Don’t Bomb Syria was a big protest, attended by several thousand people, and obviously rather larger than the police had planned for, and it soon became obvious that their attempts to keep traffic flowing had been a mistake. It’s hard to think of any road in London which is a vital route – there are always other ways to drive from A to B, and there are often closures for various ceremonial or sporting events, but sometimes the whole purpose of policing protests appears to be to keep traffic moving.

The numbers present forced them to  close the southbound carriageway a few minutes before the rally started, but they continued to keep traffic flowing northbound, having to keep clearing off groups of protesters who kept coming onto it from the pavement to get closer to the speakers. Finally enough people decided they had had enough of the police action and a large crowd moved on to the road and after a while sat down and blocked it.

London has been very slow to take the obvious move of pedestrianising some of its central areas; while many suburban high streets are now traffic-free, Oxford St is still full of traffic and Parliament Square remains a large traffic island. Almost everyone feels that Trafalgar Square is so much improved after the North Terrace was finally pedestrianised in 2003 – except for the National Gallery, which is upset by the buskers and ‘living statues’ who lower the tone by performing there.
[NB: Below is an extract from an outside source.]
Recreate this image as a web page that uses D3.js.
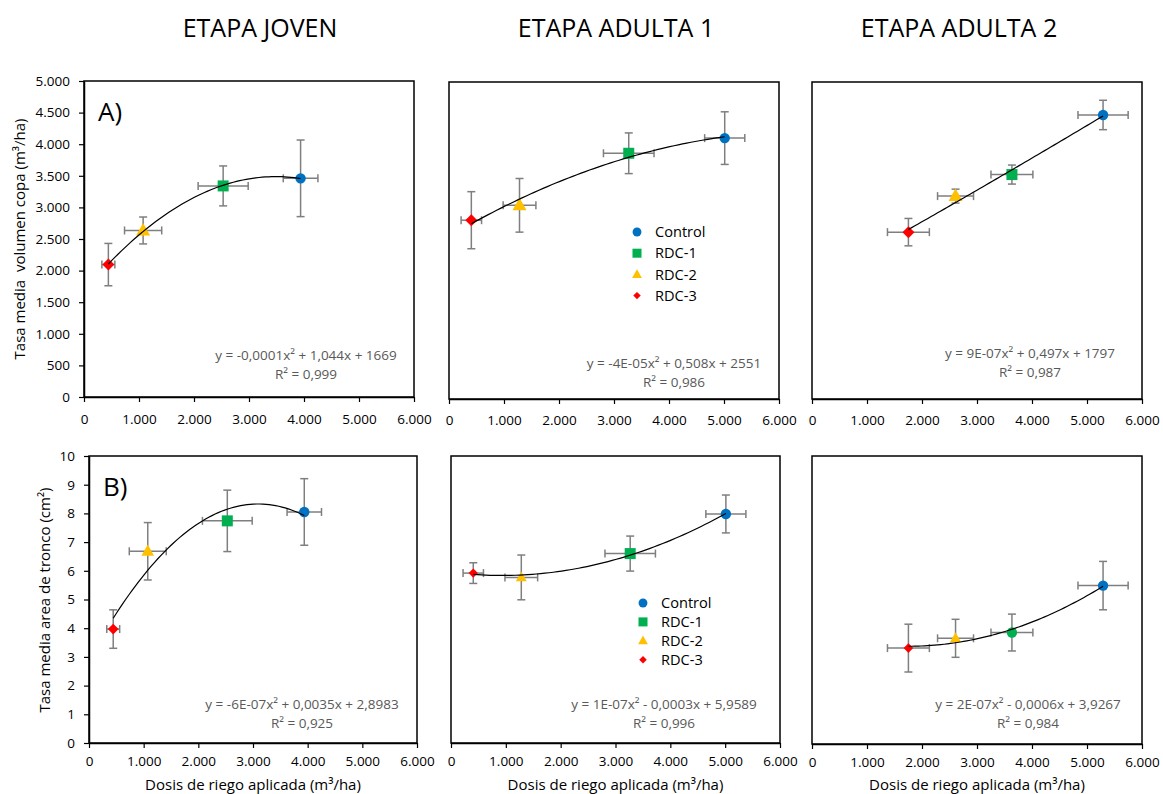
<!DOCTYPE html>
<html lang="es">
<head>
<meta charset="utf-8">
<script src="https://cdn.jsdelivr.net/npm/d3@7"></script>
<style>
  html, body { margin: 0; padding: 0; background: #fff; }
  svg { display: block; font-family: "Open Sans", "Noto Sans", sans-serif; }
  text { white-space: pre; }
</style>
</head>
<body>
<svg id="chart" width="1163" height="794"></svg>
<script>
// ---- Data ---------------------------------------------------------------
// Treatment order: Control, RDC-1, RDC-2, RDC-3
const treatments = ["Control", "RDC-1", "RDC-2", "RDC-3"];
const stages = ["ETAPA JOVEN", "ETAPA ADULTA 1", "ETAPA ADULTA 2"];

// Applied irrigation dose (m3/ha) and its standard error, per stage
const doseJoven      = [3938, 2530, 1075, 443];
const doseErrJoven   = [315, 455, 338, 118];
const doseAdulta1    = [5013, 3268, 1282, 406];
const doseErrAdulta1 = [365, 460, 298, 186];
const doseAdulta2    = [5292, 3635, 2610, 1753];
const doseErrAdulta2 = [456, 381, 327, 381];

// A) Mean canopy volume growth rate (m3/ha)
const copaJoven      = [3460, 3340, 2635, 2095];
const copaErrJoven   = [606, 316, 213, 335];
const copaAdulta1    = [4115, 3876, 3055, 2820];
const copaErrAdulta1 = [415, 321, 423, 450];
const copaAdulta2    = [4480, 3540, 3200, 2632];
const copaErrAdulta2 = [232, 150, 110, 216];

// B) Mean trunk cross-section area growth rate (cm2)
const troncoJoven      = [8.05, 7.74, 6.68, 3.97];
const troncoErrJoven   = [1.16, 1.07, 1.00, 0.67];
const troncoAdulta1    = [7.98, 6.60, 5.77, 5.92];
const troncoErrAdulta1 = [0.66, 0.61, 0.78, 0.36];
const troncoAdulta2    = [5.50, 3.87, 3.67, 3.33];
const troncoErrAdulta2 = [0.84, 0.64, 0.66, 0.83];

// Trendline equations and fit quality
const eqCopa   = ["y = -0,0001x² + 1,044x + 1669", "y = -4E-05x² + 0,508x + 2551", "y = 9E-07x² + 0,497x + 1797"];
const r2Copa   = ["R² = 0,999", "R² = 0,986", "R² = 0,987"];
const eqTronco = ["y = -6E-07x² + 0,0035x + 2,8983", "y = 1E-07x² - 0,0003x + 5,9589", "y = 2E-07x² - 0,0006x + 3,9267"];
const r2Tronco = ["R² = 0,925", "R² = 0,996", "R² = 0,984"];

// Axis ticks
const xTicks = [0, 1000, 2000, 3000, 4000, 5000, 6000];
const yTicksCopa = [0, 500, 1000, 1500, 2000, 2500, 3000, 3500, 4000, 4500, 5000];
const yTicksTronco = [0, 1, 2, 3, 4, 5, 6, 7, 8, 9, 10];

// ---- Styling ------------------------------------------------------------
const colors = ["#0070C0", "#00B050", "#FFC000", "#FF0000"];
const defaultShapes = ["circle", "square", "triangle", "diamond"];
const errColor = "#7F7F7F";
const eqColor = "#595959";

// Spanish number format: thousands with a dot
const fmtThousands = d => d3.format(",")(d).replace(/,/g, ".");

// ---- Panel layout -------------------------------------------------------
const panels = [
  { x0: 84,  x1: 414,  y0: 81,  y1: 397, dose: doseJoven,   doseErr: doseErrJoven,   val: copaJoven,     valErr: copaErrJoven,     yMax: 5000, yTicks: yTicksCopa,   yFmt: fmtThousands, yAxis: true,  eq: eqCopa[0],   r2: r2Copa[0],   eqX: 222, eqY: -37, tag: "A)", xLblDy: 30, small: 1 },
  { x0: 449, x1: 779,  y0: 82,  y1: 399, dose: doseAdulta1, doseErr: doseErrAdulta1, val: copaAdulta1,   valErr: copaErrAdulta1,   yMax: 5000, yTicks: yTicksCopa,   yFmt: fmtThousands, yAxis: false, eq: eqCopa[1],   r2: r2Copa[1],   eqX: 225, eqY: -31, legend: { x: 637, y: 232, dy: 21.2 }, xLblDy: 29, small: 1 },
  { x0: 812, x1: 1142, y0: 82,  y1: 399, dose: doseAdulta2, doseErr: doseErrAdulta2, val: copaAdulta2,   valErr: copaErrAdulta2,   yMax: 5000, yTicks: yTicksCopa,   yFmt: fmtThousands, yAxis: false, eq: eqCopa[2],   r2: r2Copa[2],   eqX: 218, eqY: -41, xLblDy: 29, small: 1 },
  { x0: 89,  x1: 417,  y0: 456, y1: 743, dose: doseJoven,   doseErr: doseErrJoven,   val: troncoJoven,   valErr: troncoErrJoven,   yMax: 10,   yTicks: yTicksTronco, yFmt: d => String(d), yAxis: true,  eq: eqTronco[0], r2: r2Tronco[0], eqX: 213, eqY: -34, tag: "B)", xLblDy: 26, small: 0.9, xTitle: true },
  { x0: 451, x1: 780,  y0: 456, y1: 743, dose: doseAdulta1, doseErr: doseErrAdulta1, val: troncoAdulta1, valErr: troncoErrAdulta1, yMax: 10,   yTicks: yTicksTronco, yFmt: d => String(d), yAxis: false, eq: eqTronco[1], r2: r2Tronco[1], eqX: 213, eqY: -34, legend: { x: 643, y: 603, dy: 18.9 }, xLblDy: 26, small: 0.78, xTitle: true },
  { x0: 812, x1: 1142, y0: 456, y1: 744, dose: doseAdulta2, doseErr: doseErrAdulta2, val: troncoAdulta2, valErr: troncoErrAdulta2, yMax: 10,   yTicks: yTicksTronco, yFmt: d => String(d), yAxis: false, eq: eqTronco[2], r2: r2Tronco[2], eqX: 216, eqY: -35, xLblDy: 26, small: 0.8, xTitle: true,
    shapes: ["circle", "circle", "triangle", "diamond"] }
];

const svg = d3.select("#chart");

// Marker path generator (Excel-like shapes)
function markerPath(shape, s) {
  const p = d3.path();
  if (shape === "circle") {
    const r = 5.2 * s;
    p.arc(0, 0, r, 0, 2 * Math.PI);
  } else if (shape === "square") {
    const h = 5.5 * s;
    p.rect(-h, -h, 2 * h, 2 * h);
  } else if (shape === "triangle") {
    const w = 7 * s;
    p.moveTo(0, -7.5 * s); p.lineTo(w, 5 * s); p.lineTo(-w, 5 * s); p.closePath();
  } else {
    const h = 6 * s;
    p.moveTo(0, -h); p.lineTo(h, 0); p.lineTo(0, h); p.lineTo(-h, 0); p.closePath();
  }
  return p.toString();
}

// Least-squares polynomial of order 2 (Excel style trendline)
function quadFit(xs, ys) {
  let S = [0, 0, 0, 0, 0], T = [0, 0, 0];
  xs.forEach((x, i) => {
    let xp = 1;
    for (let k = 0; k < 5; k++) { S[k] += xp; if (k < 3) T[k] += xp * ys[i]; xp *= x; }
  });
  const A = [[S[0], S[1], S[2], T[0]], [S[1], S[2], S[3], T[1]], [S[2], S[3], S[4], T[2]]];
  for (let c = 0; c < 3; c++) {
    for (let r = c + 1; r < 3; r++) {
      const f = A[r][c] / A[c][c];
      for (let k = c; k < 4; k++) A[r][k] -= f * A[c][k];
    }
  }
  const coef = [0, 0, 0];
  for (let r = 2; r >= 0; r--) {
    let s = A[r][3];
    for (let k = r + 1; k < 3; k++) s -= A[r][k] * coef[k];
    coef[r] = s / A[r][r];
  }
  return x => coef[0] + coef[1] * x + coef[2] * x * x;
}

panels.forEach((P, pi) => {
  const x = d3.scaleLinear().domain([0, 6000]).range([P.x0, P.x1]);
  const y = d3.scaleLinear().domain([0, P.yMax]).range([P.y1, P.y0]);
  const g = svg.append("g");
  const shapes = P.shapes || defaultShapes;

  // Plot frame
  g.append("rect")
    .attr("x", P.x0).attr("y", P.y0)
    .attr("width", P.x1 - P.x0).attr("height", P.y1 - P.y0)
    .attr("fill", "none").attr("stroke", "#000").attr("stroke-width", 1.5);

  // X axis
  const xa = g.append("g").attr("transform", `translate(0,${P.y1})`)
    .call(d3.axisBottom(x).tickValues(xTicks).tickFormat(fmtThousands).tickSize(5).tickSizeOuter(0));
  xa.select(".domain").attr("stroke", "#000").attr("stroke-width", 1.5);
  xa.selectAll(".tick line").attr("stroke", "#000").attr("stroke-width", 1.2);
  xa.selectAll(".tick text").attr("y", P.xLblDy - 13).attr("dy", "0.71em")
    .attr("font-size", 13.5).attr("fill", "#000").attr("font-family", "Open Sans");

  // Y axis (left column only)
  if (P.yAxis) {
    const ya = g.append("g").attr("transform", `translate(${P.x0},0)`)
      .call(d3.axisLeft(y).tickValues(P.yTicks).tickFormat(P.yFmt).tickSize(5).tickSizeOuter(0));
    ya.select(".domain").attr("stroke", "#000").attr("stroke-width", 1.5);
    ya.selectAll(".tick line").attr("stroke", "#000").attr("stroke-width", 1.2);
    ya.selectAll(".tick text").attr("x", -14)
      .attr("font-size", 13.5).attr("fill", "#000").attr("font-family", "Open Sans");
  }

  const pts = treatments.map((t, i) => ({
    t, i, dx: P.dose[i], ex: P.doseErr[i], vy: P.val[i], ey: P.valErr[i]
  }));

  // Error bars
  const eb = g.append("g").attr("stroke", errColor).attr("stroke-width", 1.5).attr("fill", "none");
  const cap = 4;
  pts.forEach(d => {
    const cx = x(d.dx), cy = y(d.vy);
    const yt = y(d.vy + d.ey), yb = y(d.vy - d.ey);
    const xl = x(d.dx - d.ex), xr = x(d.dx + d.ex);
    eb.append("line").attr("x1", cx).attr("x2", cx).attr("y1", yt).attr("y2", yb);
    eb.append("line").attr("x1", cx - cap).attr("x2", cx + cap).attr("y1", yt).attr("y2", yt);
    eb.append("line").attr("x1", cx - cap).attr("x2", cx + cap).attr("y1", yb).attr("y2", yb);
    eb.append("line").attr("x1", xl).attr("x2", xr).attr("y1", cy).attr("y2", cy);
    eb.append("line").attr("x1", xl).attr("x2", xl).attr("y1", cy - cap).attr("y2", cy + cap);
    eb.append("line").attr("x1", xr).attr("x2", xr).attr("y1", cy - cap).attr("y2", cy + cap);
  });

  // Markers
  g.append("g").selectAll("path").data(pts).join("path")
    .attr("transform", d => `translate(${x(d.dx)},${y(d.vy)})`)
    .attr("d", d => markerPath(shapes[d.i], (shapes[d.i] === "triangle" || shapes[d.i] === "diamond") ? P.small : 1))
    .attr("fill", d => colors[d.i]);

  // Polynomial trendline over the range of applied doses
  const f = quadFit(P.dose, P.val);
  const [xmin, xmax] = d3.extent(P.dose);
  const samples = d3.range(0, 61).map(k => xmin + (xmax - xmin) * k / 60);
  g.append("path")
    .datum(samples)
    .attr("d", d3.line().x(v => x(v)).y(v => y(f(v))).curve(d3.curveLinear))
    .attr("fill", "none").attr("stroke", "#000").attr("stroke-width", 1.2);

  // Equation and R²
  g.append("text").attr("x", P.x0 + P.eqX).attr("y", P.y1 + P.eqY)
    .attr("text-anchor", "middle").attr("font-size", 13.5).attr("fill", eqColor).text(P.eq);
  g.append("text").attr("x", P.x0 + P.eqX).attr("y", P.y1 + P.eqY + 19)
    .attr("text-anchor", "middle").attr("font-size", 13.5).attr("fill", eqColor).text(P.r2);

  // Panel tag
  if (P.tag) {
    g.append("text").attr("x", P.x0 + 14).attr("y", P.y0 + 40)
      .attr("font-size", 26).attr("fill", "#000").text(P.tag);
  }

  // Legend
  if (P.legend) {
    const L = g.append("g");
    treatments.forEach((t, i) => {
      const ly = P.legend.y + i * P.legend.dy;
      const s = i === 0 ? 0.85 : i === 1 ? 0.82 : i === 2 ? 0.7 : 0.62;
      L.append("path").attr("transform", `translate(${P.legend.x},${ly})`)
        .attr("d", markerPath(defaultShapes[i], s)).attr("fill", colors[i]);
      L.append("text").attr("x", P.legend.x + 18).attr("y", ly).attr("dy", "0.35em")
        .attr("font-size", 14.6).attr("fill", "#000").text(t);
    });
  }

  // X axis title (bottom row)
  if (P.xTitle) {
    g.append("text").attr("x", (P.x0 + P.x1) / 2).attr("y", 790)
      .attr("text-anchor", "middle").attr("font-size", 15).attr("fill", "#000")
      .text("Dosis de riego aplicada (m³/ha)");
  }
});

// Stage titles
const titleX = [260, 616, 959];
stages.forEach((s, i) => {
  svg.append("text").attr("x", titleX[i]).attr("y", 37)
    .attr("text-anchor", "middle").attr("font-size", 25).attr("fill", "#000").text(s);
});

// Y axis titles
svg.append("text").attr("transform", "translate(20,239) rotate(-90)")
  .attr("text-anchor", "middle").attr("dy", "0.35em")
  .attr("font-size", 15).attr("fill", "#000").text("Tasa media  volumen copa (m³/ha)");
svg.append("text").attr("transform", "translate(45,600) rotate(-90)")
  .attr("text-anchor", "middle").attr("dy", "0.35em")
  .attr("font-size", 15).attr("fill", "#000").text("Tasa media area de tronco (cm²)");
</script>
</body>
</html>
Much as I hate ‘living statues’,  and would certainly welcome some form of cull, it is far more pleasant now than when the area was full of buses, lorries and diesel fumes.
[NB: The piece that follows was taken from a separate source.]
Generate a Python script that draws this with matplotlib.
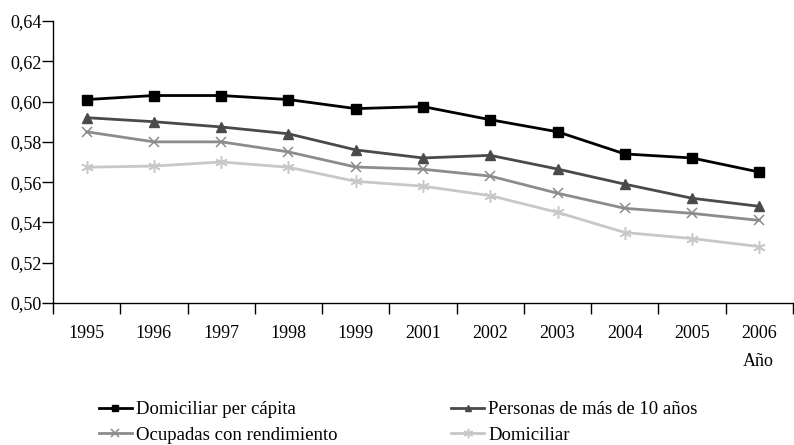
import matplotlib.pyplot as plt
import numpy as np
from matplotlib.ticker import FixedLocator, FuncFormatter

years = ['1995', '1996', '1997', '1998', '1999', '2001', '2002', '2003', '2004', '2005', '2006']
dom_per_capita = [0.601, 0.603, 0.603, 0.601, 0.5965, 0.5975, 0.591, 0.585, 0.574, 0.572, 0.565]
personas_10 = [0.592, 0.590, 0.5874, 0.584, 0.576, 0.572, 0.5733, 0.5665, 0.559, 0.552, 0.548]
ocupadas = [0.585, 0.580, 0.580, 0.575, 0.5675, 0.5664, 0.563, 0.5545, 0.547, 0.5445, 0.541]
domiciliar = [0.5674, 0.568, 0.570, 0.5674, 0.5604, 0.558, 0.5533, 0.545, 0.535, 0.532, 0.528]

plt.rcParams['font.family'] = ['Liberation Serif', 'DejaVu Serif']
fs = 13

fig = plt.figure(figsize=(7.94, 4.45), dpi=100)
ax = fig.add_axes([53 / 794, 1 - 303 / 445, 740 / 794, 282 / 445])

x = np.arange(len(years))
l1, = ax.plot(x, dom_per_capita, color='black', lw=2, marker='s', ms=6.5, label='Domiciliar per cápita')
l2, = ax.plot(x, personas_10, color='#4a4a4a', lw=2, marker='^', ms=6.5, label='Personas de más de 10 años')
l3, = ax.plot(x, ocupadas, color='#8c8c8c', lw=2, marker='x', ms=7, mew=1.1, label='Ocupadas con rendimiento')
l4, = ax.plot(x, domiciliar, color='#c8c8c8', lw=2, marker=(6, 2, 0), ms=9, mew=1.1, label='Domiciliar')

ax.set_xlim(-0.5, len(years) - 0.5)
ax.set_ylim(0.50, 0.64)
ax.set_yticks(np.arange(0.50, 0.6401, 0.02))
ax.yaxis.set_major_formatter(FuncFormatter(lambda v, p: f'{v:.2f}'.replace('.', ',')))
ax.tick_params(axis='y', direction='out', length=8, width=1, labelsize=fs, pad=0)

ax.set_xticks(x)
ax.set_xticklabels(years)
ax.xaxis.set_minor_locator(FixedLocator(np.arange(-0.5, len(years), 1.0)))
ax.tick_params(axis='x', which='major', length=0, labelsize=fs, pad=16)
ax.tick_params(axis='x', which='minor', direction='out', length=8, width=1)

ax.spines['top'].set_visible(False)
ax.spines['right'].set_visible(False)
ax.spines['bottom'].set_linewidth(1)
ax.spines['left'].set_linewidth(1)

fig.text(743 / 794, 1 - 362 / 445, 'Año', fontsize=fs, va='center', ha='left')

fig.legend([l1, l3, l2, l4], [l1.get_label(), l3.get_label(), l2.get_label(), l4.get_label()],
           ncol=2, loc='upper left', bbox_to_anchor=(99 / 794, 1 - 401 / 445),
           frameon=False, fontsize=13.5, numpoints=1, handlelength=1.75, markerscale=0.75,
           handletextpad=0.2, columnspacing=6.1, labelspacing=0.45, borderaxespad=0,
           borderpad=0)

fig.savefig('out.png', dpi=100)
I wasn’t happy with some of the speakers at the protest, although I agreed that a military intervention by the UK at this time was unlikely to have any positive effect. We should have acted much earlier, though not directly, rather than speaking in support the Syrian opposition and against the dictator Assad but refusing to give those who opposed him any material support.
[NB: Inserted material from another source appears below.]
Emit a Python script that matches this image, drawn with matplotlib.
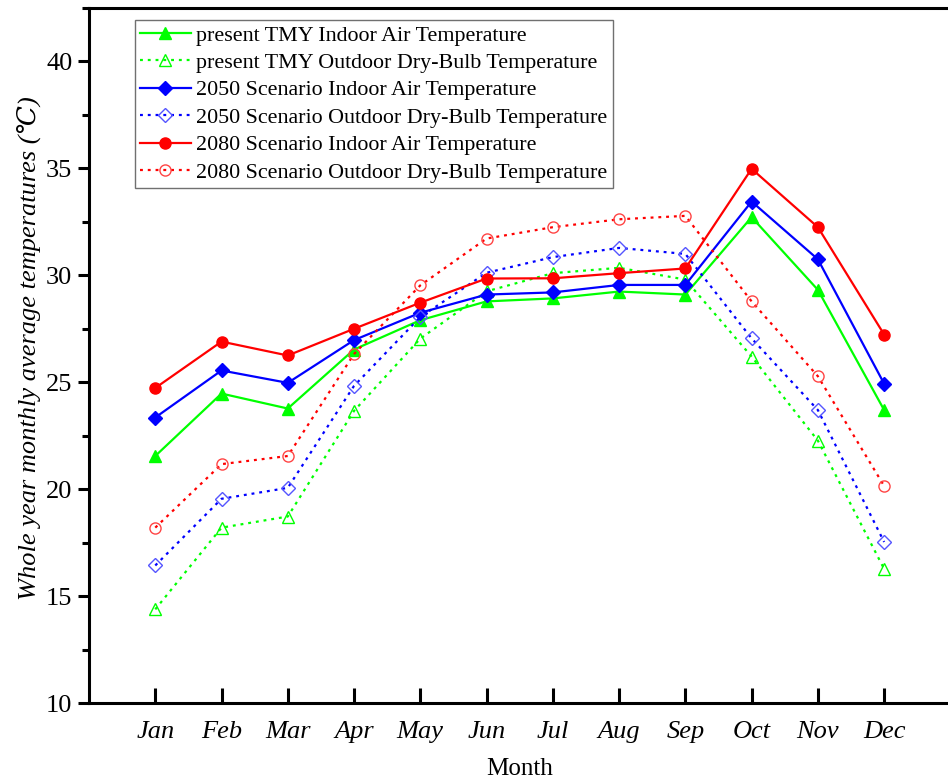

While the Russian position perhaps made it impossible to act directly it would have been possible to find ways for the Syrian rebels to have much more effective defence against the air attacks of the Syrian regime, and to stop the huge oil exports, mainly smuggled through our ally Turkey which have largely financed ISIS.

What I waited for in vain as I photographed the speakers at the event was for anyone giving a view from the Syrian opposition – instead we got many of the same speakers who get paraded at every Stop the War protest. Some of them are worth listening to, others too predictable to be really worth the effort. And several did stress the need to take effective action about the Turkish oil smuggling that is funding ISIS – something the Russian bombing and press releases have made us all aware of.

From a purely technical point of view it is always a pleasure to watch and listen to speakers such as George Galloway and Tariq Ali, whether or not what they are talking makes sense (and usually at least some of it does.)  Some of the others can reliably be expected to speak good sense, but  as I say in Speakers at Don’t Bomb Syria

” I was left waiting and wanting. There with notebook poised ready to write down the names of the speakers representing the Syrians and the Syrian Kurds, who should surely have been at the forefront of this protest rather than so many old ‘Stop the War’ war-horses. None came, not because none were available or willing to speak, but because the politics of those most closely involved don’t accord with those of Stop the War.”

Eventually I lost interest in the speeches and concentrated on the large group by now blocking the road, as you can see in the third part of my report:  Don’t Bomb Syria Blocks Whitehall.

After around an hour, people were beginning to leave, and the arrival of more police who then went around telling people they would be arrested if they continued to sit in the roadway fairly quickly persuaded the others it was time to end their protest.